GIVEN INSTRUCTION ▸ Copy out the data below as written; omit any images.

>> begin RECORDED DATA

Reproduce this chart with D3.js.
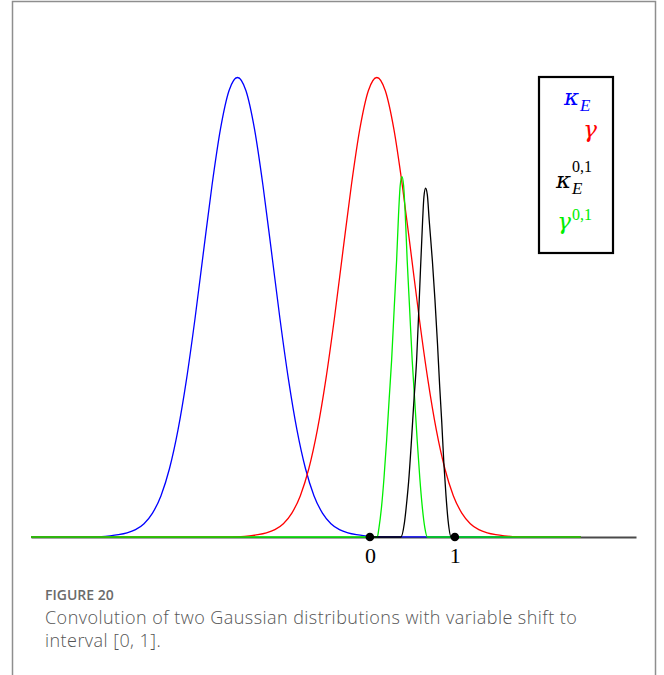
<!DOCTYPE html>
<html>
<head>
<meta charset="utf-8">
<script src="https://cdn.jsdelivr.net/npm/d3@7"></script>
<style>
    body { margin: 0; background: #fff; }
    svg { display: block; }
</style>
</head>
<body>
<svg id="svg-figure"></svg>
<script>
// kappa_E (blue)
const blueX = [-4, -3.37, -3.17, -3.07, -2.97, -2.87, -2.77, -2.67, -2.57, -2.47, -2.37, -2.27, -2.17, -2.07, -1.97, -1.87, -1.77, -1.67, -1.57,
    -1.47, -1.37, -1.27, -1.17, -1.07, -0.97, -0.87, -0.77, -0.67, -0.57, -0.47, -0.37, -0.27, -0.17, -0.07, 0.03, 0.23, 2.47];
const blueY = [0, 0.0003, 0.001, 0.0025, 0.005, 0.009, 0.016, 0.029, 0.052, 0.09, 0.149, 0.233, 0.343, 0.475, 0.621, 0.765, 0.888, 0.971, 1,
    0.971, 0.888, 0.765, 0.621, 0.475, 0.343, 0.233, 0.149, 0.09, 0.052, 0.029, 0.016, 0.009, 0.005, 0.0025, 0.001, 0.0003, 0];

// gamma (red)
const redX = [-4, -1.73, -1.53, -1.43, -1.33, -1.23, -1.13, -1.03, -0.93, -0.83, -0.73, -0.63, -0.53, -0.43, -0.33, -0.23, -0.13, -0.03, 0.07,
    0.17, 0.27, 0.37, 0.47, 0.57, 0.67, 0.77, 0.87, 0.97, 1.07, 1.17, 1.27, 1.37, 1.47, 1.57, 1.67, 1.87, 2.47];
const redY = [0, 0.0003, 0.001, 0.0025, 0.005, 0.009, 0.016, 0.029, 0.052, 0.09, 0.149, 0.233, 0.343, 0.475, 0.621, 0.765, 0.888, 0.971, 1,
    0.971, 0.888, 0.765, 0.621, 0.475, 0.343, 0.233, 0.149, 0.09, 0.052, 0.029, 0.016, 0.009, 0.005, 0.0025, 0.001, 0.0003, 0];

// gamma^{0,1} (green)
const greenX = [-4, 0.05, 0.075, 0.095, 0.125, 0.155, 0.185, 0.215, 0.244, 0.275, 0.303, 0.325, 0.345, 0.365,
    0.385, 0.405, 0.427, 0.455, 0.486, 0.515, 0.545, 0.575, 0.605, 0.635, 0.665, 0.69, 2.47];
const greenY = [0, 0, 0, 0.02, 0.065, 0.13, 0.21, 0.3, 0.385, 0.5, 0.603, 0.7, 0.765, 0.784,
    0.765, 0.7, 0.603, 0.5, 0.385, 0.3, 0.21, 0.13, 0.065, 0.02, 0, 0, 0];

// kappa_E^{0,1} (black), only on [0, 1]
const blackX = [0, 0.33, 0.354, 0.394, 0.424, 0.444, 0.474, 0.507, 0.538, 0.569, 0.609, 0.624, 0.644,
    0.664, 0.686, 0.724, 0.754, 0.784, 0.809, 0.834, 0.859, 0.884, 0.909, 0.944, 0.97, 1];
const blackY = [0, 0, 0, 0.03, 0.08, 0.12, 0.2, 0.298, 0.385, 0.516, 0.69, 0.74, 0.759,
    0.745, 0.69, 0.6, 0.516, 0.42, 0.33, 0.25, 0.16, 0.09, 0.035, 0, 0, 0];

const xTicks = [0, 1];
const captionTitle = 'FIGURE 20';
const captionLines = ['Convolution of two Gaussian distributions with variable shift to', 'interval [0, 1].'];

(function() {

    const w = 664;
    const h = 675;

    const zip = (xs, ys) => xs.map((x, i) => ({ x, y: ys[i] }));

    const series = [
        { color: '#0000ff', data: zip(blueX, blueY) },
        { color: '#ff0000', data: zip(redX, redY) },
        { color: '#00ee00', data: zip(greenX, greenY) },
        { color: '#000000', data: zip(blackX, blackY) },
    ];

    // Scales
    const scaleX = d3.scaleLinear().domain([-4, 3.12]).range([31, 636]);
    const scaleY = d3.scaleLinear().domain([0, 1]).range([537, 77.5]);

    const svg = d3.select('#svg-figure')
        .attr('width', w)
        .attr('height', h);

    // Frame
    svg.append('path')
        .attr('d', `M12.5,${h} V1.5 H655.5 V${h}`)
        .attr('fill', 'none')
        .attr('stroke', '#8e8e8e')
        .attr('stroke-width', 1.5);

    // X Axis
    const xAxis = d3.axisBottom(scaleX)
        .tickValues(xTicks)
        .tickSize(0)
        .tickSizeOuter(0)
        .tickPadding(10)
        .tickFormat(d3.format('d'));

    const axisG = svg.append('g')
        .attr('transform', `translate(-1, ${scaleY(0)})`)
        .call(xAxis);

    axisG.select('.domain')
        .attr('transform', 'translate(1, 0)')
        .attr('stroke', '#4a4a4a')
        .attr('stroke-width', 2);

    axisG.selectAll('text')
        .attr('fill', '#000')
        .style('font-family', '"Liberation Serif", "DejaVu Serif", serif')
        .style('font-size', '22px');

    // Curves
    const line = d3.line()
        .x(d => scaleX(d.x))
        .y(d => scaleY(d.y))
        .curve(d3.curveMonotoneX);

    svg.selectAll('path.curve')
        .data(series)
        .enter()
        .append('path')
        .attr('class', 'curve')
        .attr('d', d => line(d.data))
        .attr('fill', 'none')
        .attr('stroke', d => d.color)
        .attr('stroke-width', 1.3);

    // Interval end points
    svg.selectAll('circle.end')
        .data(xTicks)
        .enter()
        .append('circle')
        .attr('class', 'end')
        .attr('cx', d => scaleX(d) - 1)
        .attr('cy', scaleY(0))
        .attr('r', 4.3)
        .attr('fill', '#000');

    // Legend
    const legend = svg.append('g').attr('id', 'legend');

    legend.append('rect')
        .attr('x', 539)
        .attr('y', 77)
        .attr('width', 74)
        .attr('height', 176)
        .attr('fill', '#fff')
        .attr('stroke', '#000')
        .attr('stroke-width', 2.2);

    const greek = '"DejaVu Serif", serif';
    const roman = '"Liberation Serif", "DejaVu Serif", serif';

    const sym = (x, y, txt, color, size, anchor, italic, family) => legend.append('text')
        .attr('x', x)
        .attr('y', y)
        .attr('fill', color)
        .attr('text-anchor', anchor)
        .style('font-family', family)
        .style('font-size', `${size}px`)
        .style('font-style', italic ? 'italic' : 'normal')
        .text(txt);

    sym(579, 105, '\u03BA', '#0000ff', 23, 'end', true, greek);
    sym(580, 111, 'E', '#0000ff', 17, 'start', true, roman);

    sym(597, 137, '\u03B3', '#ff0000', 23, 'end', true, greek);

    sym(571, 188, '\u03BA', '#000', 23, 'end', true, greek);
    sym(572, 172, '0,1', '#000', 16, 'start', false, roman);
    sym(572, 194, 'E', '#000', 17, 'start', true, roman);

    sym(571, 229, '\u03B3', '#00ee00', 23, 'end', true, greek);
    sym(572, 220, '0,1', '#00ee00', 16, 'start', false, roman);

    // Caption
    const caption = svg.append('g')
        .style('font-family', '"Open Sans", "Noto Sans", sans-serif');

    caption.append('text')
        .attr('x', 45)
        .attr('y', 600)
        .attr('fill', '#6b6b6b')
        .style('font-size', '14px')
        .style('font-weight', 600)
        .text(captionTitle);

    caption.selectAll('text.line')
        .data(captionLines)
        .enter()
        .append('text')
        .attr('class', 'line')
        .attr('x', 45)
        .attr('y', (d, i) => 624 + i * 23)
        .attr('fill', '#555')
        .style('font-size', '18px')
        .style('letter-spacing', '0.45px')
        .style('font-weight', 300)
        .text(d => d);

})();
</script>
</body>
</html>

>> end RECORDED DATA

EXERCISE OUTPUT ▸
Reproduce this chart with D3.js.
<!DOCTYPE html>
<html>
<head>
<meta charset="utf-8">
<script src="https://cdn.jsdelivr.net/npm/d3@7"></script>
<style>
    body { margin: 0; background: #fff; }
    svg { display: block; }
</style>
</head>
<body>
<svg id="svg-figure"></svg>
<script>
// kappa_E (blue)
const blueX = [-4, -3.37, -3.17, -3.07, -2.97, -2.87, -2.77, -2.67, -2.57, -2.47, -2.37, -2.27, -2.17, -2.07, -1.97, -1.87, -1.77, -1.67, -1.57,
    -1.47, -1.37, -1.27, -1.17, -1.07, -0.97, -0.87, -0.77, -0.67, -0.57, -0.47, -0.37, -0.27, -0.17, -0.07, 0.03, 0.23, 2.47];
const blueY = [0, 0.0003, 0.001, 0.0025, 0.005, 0.009, 0.016, 0.029, 0.052, 0.09, 0.149, 0.233, 0.343, 0.475, 0.621, 0.765, 0.888, 0.971, 1,
    0.971, 0.888, 0.765, 0.621, 0.475, 0.343, 0.233, 0.149, 0.09, 0.052, 0.029, 0.016, 0.009, 0.005, 0.0025, 0.001, 0.0003, 0];

// gamma (red)
const redX = [-4, -1.73, -1.53, -1.43, -1.33, -1.23, -1.13, -1.03, -0.93, -0.83, -0.73, -0.63, -0.53, -0.43, -0.33, -0.23, -0.13, -0.03, 0.07,
    0.17, 0.27, 0.37, 0.47, 0.57, 0.67, 0.77, 0.87, 0.97, 1.07, 1.17, 1.27, 1.37, 1.47, 1.57, 1.67, 1.87, 2.47];
const redY = [0, 0.0003, 0.001, 0.0025, 0.005, 0.009, 0.016, 0.029, 0.052, 0.09, 0.149, 0.233, 0.343, 0.475, 0.621, 0.765, 0.888, 0.971, 1,
    0.971, 0.888, 0.765, 0.621, 0.475, 0.343, 0.233, 0.149, 0.09, 0.052, 0.029, 0.016, 0.009, 0.005, 0.0025, 0.001, 0.0003, 0];

// gamma^{0,1} (green)
const greenX = [-4, 0.05, 0.075, 0.095, 0.125, 0.155, 0.185, 0.215, 0.244, 0.275, 0.303, 0.325, 0.345, 0.365,
    0.385, 0.405, 0.427, 0.455, 0.486, 0.515, 0.545, 0.575, 0.605, 0.635, 0.665, 0.69, 2.47];
const greenY = [0, 0, 0, 0.02, 0.065, 0.13, 0.21, 0.3, 0.385, 0.5, 0.603, 0.7, 0.765, 0.784,
    0.765, 0.7, 0.603, 0.5, 0.385, 0.3, 0.21, 0.13, 0.065, 0.02, 0, 0, 0];

// kappa_E^{0,1} (black), only on [0, 1]
const blackX = [0, 0.33, 0.354, 0.394, 0.424, 0.444, 0.474, 0.507, 0.538, 0.569, 0.609, 0.624, 0.644,
    0.664, 0.686, 0.724, 0.754, 0.784, 0.809, 0.834, 0.859, 0.884, 0.909, 0.944, 0.97, 1];
const blackY = [0, 0, 0, 0.03, 0.08, 0.12, 0.2, 0.298, 0.385, 0.516, 0.69, 0.74, 0.759,
    0.745, 0.69, 0.6, 0.516, 0.42, 0.33, 0.25, 0.16, 0.09, 0.035, 0, 0, 0];

const xTicks = [0, 1];
const captionTitle = 'FIGURE 20';
const captionLines = ['Convolution of two Gaussian distributions with variable shift to', 'interval [0, 1].'];

(function() {

    const w = 664;
    const h = 675;

    const zip = (xs, ys) => xs.map((x, i) => ({ x, y: ys[i] }));

    const series = [
        { color: '#0000ff', data: zip(blueX, blueY) },
        { color: '#ff0000', data: zip(redX, redY) },
        { color: '#00ee00', data: zip(greenX, greenY) },
        { color: '#000000', data: zip(blackX, blackY) },
    ];

    // Scales
    const scaleX = d3.scaleLinear().domain([-4, 3.12]).range([31, 636]);
    const scaleY = d3.scaleLinear().domain([0, 1]).range([537, 77.5]);

    const svg = d3.select('#svg-figure')
        .attr('width', w)
        .attr('height', h);

    // Frame
    svg.append('path')
        .attr('d', `M12.5,${h} V1.5 H655.5 V${h}`)
        .attr('fill', 'none')
        .attr('stroke', '#8e8e8e')
        .attr('stroke-width', 1.5);

    // X Axis
    const xAxis = d3.axisBottom(scaleX)
        .tickValues(xTicks)
        .tickSize(0)
        .tickSizeOuter(0)
        .tickPadding(10)
        .tickFormat(d3.format('d'));

    const axisG = svg.append('g')
        .attr('transform', `translate(-1, ${scaleY(0)})`)
        .call(xAxis);

    axisG.select('.domain')
        .attr('transform', 'translate(1, 0)')
        .attr('stroke', '#4a4a4a')
        .attr('stroke-width', 2);

    axisG.selectAll('text')
        .attr('fill', '#000')
        .style('font-family', '"Liberation Serif", "DejaVu Serif", serif')
        .style('font-size', '22px');

    // Curves
    const line = d3.line()
        .x(d => scaleX(d.x))
        .y(d => scaleY(d.y))
        .curve(d3.curveMonotoneX);

    svg.selectAll('path.curve')
        .data(series)
        .enter()
        .append('path')
        .attr('class', 'curve')
        .attr('d', d => line(d.data))
        .attr('fill', 'none')
        .attr('stroke', d => d.color)
        .attr('stroke-width', 1.3);

    // Interval end points
    svg.selectAll('circle.end')
        .data(xTicks)
        .enter()
        .append('circle')
        .attr('class', 'end')
        .attr('cx', d => scaleX(d) - 1)
        .attr('cy', scaleY(0))
        .attr('r', 4.3)
        .attr('fill', '#000');

    // Legend
    const legend = svg.append('g').attr('id', 'legend');

    legend.append('rect')
        .attr('x', 539)
        .attr('y', 77)
        .attr('width', 74)
        .attr('height', 176)
        .attr('fill', '#fff')
        .attr('stroke', '#000')
        .attr('stroke-width', 2.2);

    const greek = '"DejaVu Serif", serif';
    const roman = '"Liberation Serif", "DejaVu Serif", serif';

    const sym = (x, y, txt, color, size, anchor, italic, family) => legend.append('text')
        .attr('x', x)
        .attr('y', y)
        .attr('fill', color)
        .attr('text-anchor', anchor)
        .style('font-family', family)
        .style('font-size', `${size}px`)
        .style('font-style', italic ? 'italic' : 'normal')
        .text(txt);

    sym(579, 105, '\u03BA', '#0000ff', 23, 'end', true, greek);
    sym(580, 111, 'E', '#0000ff', 17, 'start', true, roman);

    sym(597, 137, '\u03B3', '#ff0000', 23, 'end', true, greek);

    sym(571, 188, '\u03BA', '#000', 23, 'end', true, greek);
    sym(572, 172, '0,1', '#000', 16, 'start', false, roman);
    sym(572, 194, 'E', '#000', 17, 'start', true, roman);

    sym(571, 229, '\u03B3', '#00ee00', 23, 'end', true, greek);
    sym(572, 220, '0,1', '#00ee00', 16, 'start', false, roman);

    // Caption
    const caption = svg.append('g')
        .style('font-family', '"Open Sans", "Noto Sans", sans-serif');

    caption.append('text')
        .attr('x', 45)
        .attr('y', 600)
        .attr('fill', '#6b6b6b')
        .style('font-size', '14px')
        .style('font-weight', 600)
        .text(captionTitle);

    caption.selectAll('text.line')
        .data(captionLines)
        .enter()
        .append('text')
        .attr('class', 'line')
        .attr('x', 45)
        .attr('y', (d, i) => 624 + i * 23)
        .attr('fill', '#555')
        .style('font-size', '18px')
        .style('letter-spacing', '0.45px')
        .style('font-weight', 300)
        .text(d => d);

})();
</script>
</body>
</html>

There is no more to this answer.